Work to do:
Leave out the pictures and repeat the rest of the material exactly.
* * * * * * *
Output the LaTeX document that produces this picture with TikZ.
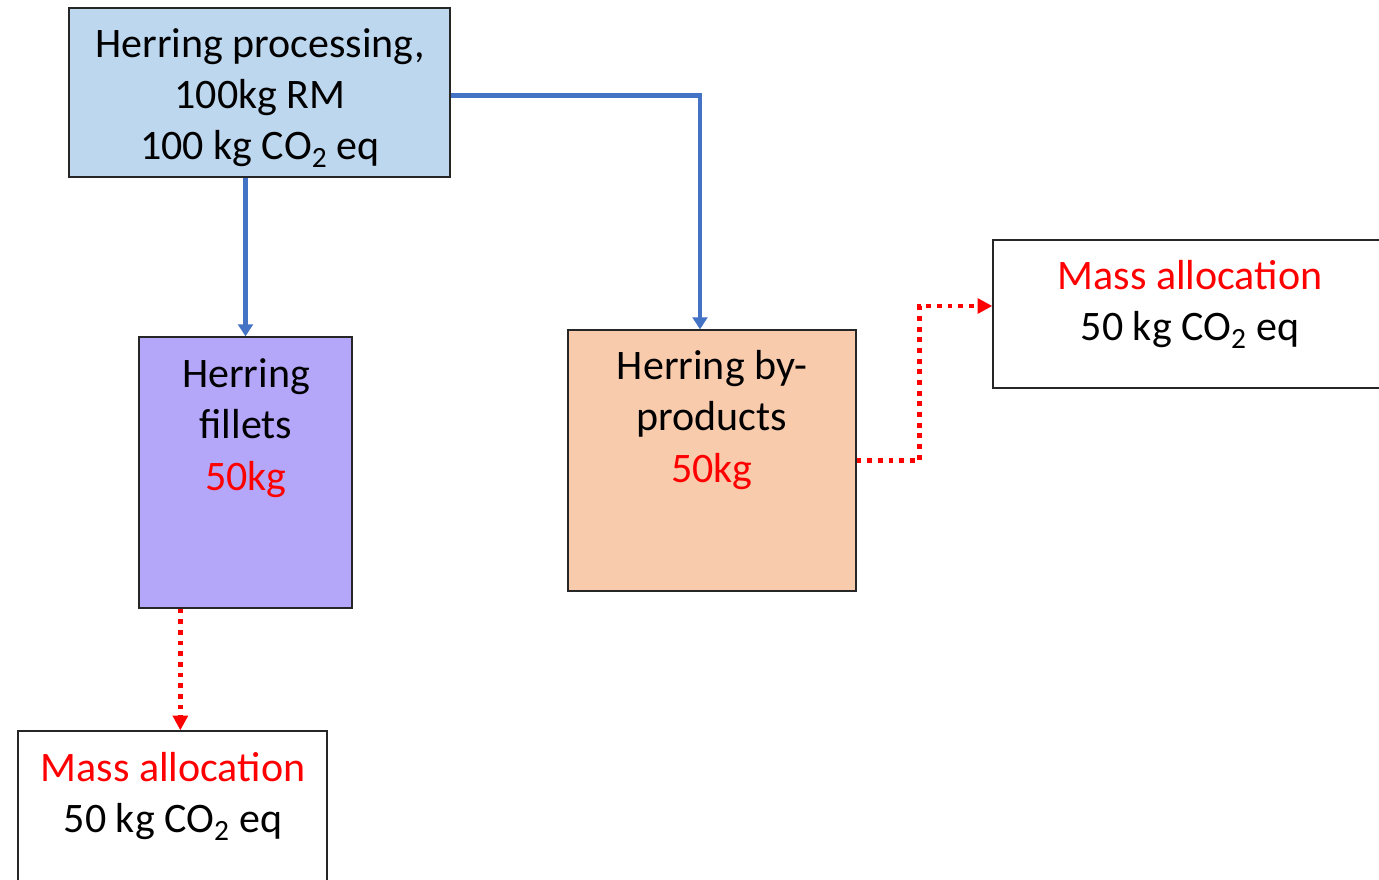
\documentclass[tikz,border=0pt]{standalone}
\usepackage{fontspec}
\setmainfont{Carlito}
\usetikzlibrary{arrows.meta,positioning,calc}
\definecolor{procblue}{RGB}{189,215,238}
\definecolor{filletpurple}{RGB}{180,167,250}
\definecolor{byprodorange}{RGB}{248,203,173}
\definecolor{flowblue}{RGB}{68,114,196}
\newcommand{\COtwo}{CO\textsubscript{2}}
\tikzset{
  box/.style={rectangle, draw=black!85, fill=#1, line width=1pt, inner sep=0pt},
  box/.default=white,
  txt/.style={align=center, font=\fontsize{31.5}{38.5}\selectfont, inner sep=0pt},
  flow/.style={-{Triangle[length=9pt,width=11pt]}, flowblue, line width=3.6pt},
  alloc/.style={-{Triangle[length=11pt,width=11pt]}, red, line width=3.6pt, dash pattern=on 3.6pt off 4.4pt},
}
\begin{document}
\begin{tikzpicture}[x=0.75pt,y=-0.75pt]
\useasboundingbox (0,0) rectangle (1379,879);
\clip (0,0) rectangle (1379,879);
% boxes
\node[box=procblue, minimum width=285.75pt, minimum height=126.75pt] (proc) at (259.5,92.5) {};
\node[box=filletpurple, minimum width=159.75pt, minimum height=203.25pt] (fillets) at (245.5,472.5) {};
\node[box=byprodorange, minimum width=216pt, minimum height=195.75pt] (byprod) at (712,460.5) {};
\node[box, minimum width=305.25pt, minimum height=111pt] (massR) at (1196.5,314) {};
\node[box, minimum width=231.75pt, minimum height=126.75pt] (massB) at (172.5,815.5) {};
% texts
\node[txt] (proc-txt) at (260,98) {Herring processing,\\ 100kg RM\\ 100 kg \COtwo{} eq};
\node[txt] (fillets-txt) at (246,428) {Herring\\ fillets\\ \textcolor{red}{50kg}};
\node[txt] (byprod-txt) at (712,420) {Herring by-\\ products\\ \textcolor{red}{50kg}};
\node[txt] (massR-txt) at (1190,304) {\textcolor{red}{Mass allocation}\\ 50 kg \COtwo{} eq};
\node[txt] (massB-txt) at (173,796) {\textcolor{red}{Mass allocation}\\ 50 kg \COtwo{} eq};
% flows
\draw[flow] (proc.south -| fillets.north) -- (fillets.north);
\draw[flow] ([yshift=-2pt]proc.east) -| ([xshift=-9pt]byprod.north);
% allocations
\draw[alloc] (byprod.east) -- ++(63,0) |- ([yshift=6pt]massR.west);
\draw[alloc] ([xshift=31.5pt]fillets.south west) -- ([xshift=31.5pt]fillets.south west |- massB.north);
\end{tikzpicture}
\end{document}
* * * * * * *
Answer to this task:
Output the LaTeX document that produces this picture with TikZ.
\documentclass[tikz,border=0pt]{standalone}
\usepackage{fontspec}
\setmainfont{Carlito}
\usetikzlibrary{arrows.meta,positioning,calc}
\definecolor{procblue}{RGB}{189,215,238}
\definecolor{filletpurple}{RGB}{180,167,250}
\definecolor{byprodorange}{RGB}{248,203,173}
\definecolor{flowblue}{RGB}{68,114,196}
\newcommand{\COtwo}{CO\textsubscript{2}}
\tikzset{
  box/.style={rectangle, draw=black!85, fill=#1, line width=1pt, inner sep=0pt},
  box/.default=white,
  txt/.style={align=center, font=\fontsize{31.5}{38.5}\selectfont, inner sep=0pt},
  flow/.style={-{Triangle[length=9pt,width=11pt]}, flowblue, line width=3.6pt},
  alloc/.style={-{Triangle[length=11pt,width=11pt]}, red, line width=3.6pt, dash pattern=on 3.6pt off 4.4pt},
}
\begin{document}
\begin{tikzpicture}[x=0.75pt,y=-0.75pt]
\useasboundingbox (0,0) rectangle (1379,879);
\clip (0,0) rectangle (1379,879);
% boxes
\node[box=procblue, minimum width=285.75pt, minimum height=126.75pt] (proc) at (259.5,92.5) {};
\node[box=filletpurple, minimum width=159.75pt, minimum height=203.25pt] (fillets) at (245.5,472.5) {};
\node[box=byprodorange, minimum width=216pt, minimum height=195.75pt] (byprod) at (712,460.5) {};
\node[box, minimum width=305.25pt, minimum height=111pt] (massR) at (1196.5,314) {};
\node[box, minimum width=231.75pt, minimum height=126.75pt] (massB) at (172.5,815.5) {};
% texts
\node[txt] (proc-txt) at (260,98) {Herring processing,\\ 100kg RM\\ 100 kg \COtwo{} eq};
\node[txt] (fillets-txt) at (246,428) {Herring\\ fillets\\ \textcolor{red}{50kg}};
\node[txt] (byprod-txt) at (712,420) {Herring by-\\ products\\ \textcolor{red}{50kg}};
\node[txt] (massR-txt) at (1190,304) {\textcolor{red}{Mass allocation}\\ 50 kg \COtwo{} eq};
\node[txt] (massB-txt) at (173,796) {\textcolor{red}{Mass allocation}\\ 50 kg \COtwo{} eq};
% flows
\draw[flow] (proc.south -| fillets.north) -- (fillets.north);
\draw[flow] ([yshift=-2pt]proc.east) -| ([xshift=-9pt]byprod.north);
% allocations
\draw[alloc] (byprod.east) -- ++(63,0) |- ([yshift=6pt]massR.west);
\draw[alloc] ([xshift=31.5pt]fillets.south west) -- ([xshift=31.5pt]fillets.south west |- massB.north);
\end{tikzpicture}
\end{document}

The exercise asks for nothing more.